Tracey ‘Africa’ Norman Was The First Black Transgender Model, And Had Her Face On A Box Of Clairol In The 1970s
Today we may celebrate transgender models like Lea T and Andreja Pejic landing huge beauty campaigns, but 40 years ago it was a very different time.
Tracey ‘Africa’ Norman, has told her incredible story for the first time – revealing how she was plucked from obscurity in the 1970s to become an international model, all while having to hide the fact she was transgender.
Norman, who lives in Newark, America, was signed by a top agency, photographed for Essence magazine, signed an exclusive contract for Avon skin care, and another for Clairol’s hair colour, before becoming a house model in the Balenciaga showroom in Paris.
Norman’s original two-year contract with Clairol was renewed twice after the hair dye shade, 512 Dark Auburn (created especially to match her hair colour), became the most popular selling box.
But her promising career came to an abrupt end when she was outed as transgender by a hairstylist who figured out her secret and told her then modelling agency.
While the agency never spoke to Norman about what had happened, she told New York Magazine: “All I know is that my work stopped that day.”
Norman said that being out as transgender was never an option for her back in the 70s, but she believes she has created opportunities for people today.
“I’ve always said that the person that walks through the door first leaves the door cracked,” she said.
“There was a perception that a transgender woman couldn’t be passable and work in fashion magazines and land contracts. I proved that wrong. I left the door cracked for other [transgender people] to walk through.”
Laverne Cox was inspired by Tracey Norman
Her sentiment is echoed by transgender women in the public eye today.

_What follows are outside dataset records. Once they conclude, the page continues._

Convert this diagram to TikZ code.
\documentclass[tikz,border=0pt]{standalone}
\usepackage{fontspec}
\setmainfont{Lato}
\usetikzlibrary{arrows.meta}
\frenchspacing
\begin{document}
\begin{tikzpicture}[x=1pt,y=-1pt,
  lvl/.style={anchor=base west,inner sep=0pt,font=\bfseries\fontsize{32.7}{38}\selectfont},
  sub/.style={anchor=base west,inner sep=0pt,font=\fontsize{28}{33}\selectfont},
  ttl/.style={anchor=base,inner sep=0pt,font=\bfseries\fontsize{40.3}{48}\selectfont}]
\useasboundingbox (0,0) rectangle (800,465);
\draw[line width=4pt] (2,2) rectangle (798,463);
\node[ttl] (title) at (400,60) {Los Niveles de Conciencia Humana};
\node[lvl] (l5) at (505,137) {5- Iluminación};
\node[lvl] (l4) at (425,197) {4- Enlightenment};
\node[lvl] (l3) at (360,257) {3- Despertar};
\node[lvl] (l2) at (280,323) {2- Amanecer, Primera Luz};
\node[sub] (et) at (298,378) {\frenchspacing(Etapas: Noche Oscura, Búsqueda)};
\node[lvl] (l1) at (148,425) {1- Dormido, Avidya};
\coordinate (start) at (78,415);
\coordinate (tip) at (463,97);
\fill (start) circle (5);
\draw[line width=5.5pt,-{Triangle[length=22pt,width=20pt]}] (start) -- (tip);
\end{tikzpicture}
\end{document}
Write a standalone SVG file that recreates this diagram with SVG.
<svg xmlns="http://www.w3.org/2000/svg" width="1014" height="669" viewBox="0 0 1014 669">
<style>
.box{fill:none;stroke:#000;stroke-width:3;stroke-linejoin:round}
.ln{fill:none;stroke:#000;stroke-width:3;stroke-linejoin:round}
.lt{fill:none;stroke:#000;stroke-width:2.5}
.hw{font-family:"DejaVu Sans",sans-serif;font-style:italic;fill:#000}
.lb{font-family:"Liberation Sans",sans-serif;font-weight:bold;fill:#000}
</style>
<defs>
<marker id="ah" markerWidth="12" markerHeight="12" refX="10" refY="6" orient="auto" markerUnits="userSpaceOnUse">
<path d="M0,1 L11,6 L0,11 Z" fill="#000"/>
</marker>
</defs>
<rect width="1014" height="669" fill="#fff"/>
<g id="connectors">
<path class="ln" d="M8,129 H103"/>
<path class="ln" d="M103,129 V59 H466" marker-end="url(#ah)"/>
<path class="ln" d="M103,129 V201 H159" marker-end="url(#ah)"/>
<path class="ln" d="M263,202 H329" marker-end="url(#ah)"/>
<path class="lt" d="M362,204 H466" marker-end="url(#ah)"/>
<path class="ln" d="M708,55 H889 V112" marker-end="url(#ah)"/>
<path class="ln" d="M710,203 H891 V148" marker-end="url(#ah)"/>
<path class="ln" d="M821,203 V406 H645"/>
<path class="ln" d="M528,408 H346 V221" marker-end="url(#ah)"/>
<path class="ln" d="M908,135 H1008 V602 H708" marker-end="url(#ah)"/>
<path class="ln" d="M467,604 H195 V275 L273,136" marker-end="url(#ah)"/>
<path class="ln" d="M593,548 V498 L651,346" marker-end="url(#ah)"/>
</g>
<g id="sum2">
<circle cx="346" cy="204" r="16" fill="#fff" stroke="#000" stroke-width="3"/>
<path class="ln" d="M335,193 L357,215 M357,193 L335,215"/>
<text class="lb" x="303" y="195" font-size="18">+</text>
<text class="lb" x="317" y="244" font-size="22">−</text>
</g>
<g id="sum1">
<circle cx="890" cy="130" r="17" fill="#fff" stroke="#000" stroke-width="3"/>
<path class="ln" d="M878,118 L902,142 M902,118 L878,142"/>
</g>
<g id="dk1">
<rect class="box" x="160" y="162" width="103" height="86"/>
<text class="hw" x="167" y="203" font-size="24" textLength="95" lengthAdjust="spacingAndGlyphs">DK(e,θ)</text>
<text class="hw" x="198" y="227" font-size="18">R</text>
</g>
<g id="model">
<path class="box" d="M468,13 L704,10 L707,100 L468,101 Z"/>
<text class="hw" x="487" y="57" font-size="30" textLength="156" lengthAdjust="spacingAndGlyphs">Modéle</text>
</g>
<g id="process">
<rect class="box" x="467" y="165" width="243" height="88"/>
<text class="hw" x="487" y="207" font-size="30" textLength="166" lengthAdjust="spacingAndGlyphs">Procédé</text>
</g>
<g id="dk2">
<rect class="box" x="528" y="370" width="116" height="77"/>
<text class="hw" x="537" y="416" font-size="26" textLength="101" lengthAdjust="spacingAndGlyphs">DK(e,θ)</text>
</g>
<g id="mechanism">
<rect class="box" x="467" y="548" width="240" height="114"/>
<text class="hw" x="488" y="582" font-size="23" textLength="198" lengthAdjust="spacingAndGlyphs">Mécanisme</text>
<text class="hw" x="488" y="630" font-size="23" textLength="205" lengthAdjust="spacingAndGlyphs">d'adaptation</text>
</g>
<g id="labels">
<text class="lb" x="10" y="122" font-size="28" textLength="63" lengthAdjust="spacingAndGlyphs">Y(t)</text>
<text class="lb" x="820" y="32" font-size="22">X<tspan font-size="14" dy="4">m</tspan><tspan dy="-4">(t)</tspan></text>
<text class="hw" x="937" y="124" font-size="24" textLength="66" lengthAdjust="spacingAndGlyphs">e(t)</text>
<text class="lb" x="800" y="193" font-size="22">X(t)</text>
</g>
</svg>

Laverne Cox, of Orange Is the New Black, discovered Norman’s story around five years ago when reading a blog dedicated to the unsung heroes of trans history.
“I was just enthralled, first of all, that there was this black model in the ’70s who got a hair contract, who had cosmetic deals,” Cox told New York Magazine.
“I can’t tell you how many hours I stared at that photo of her on that Clairol bottle and that caption, ‘Born Beautiful.’ Yeah, we are born beautiful.”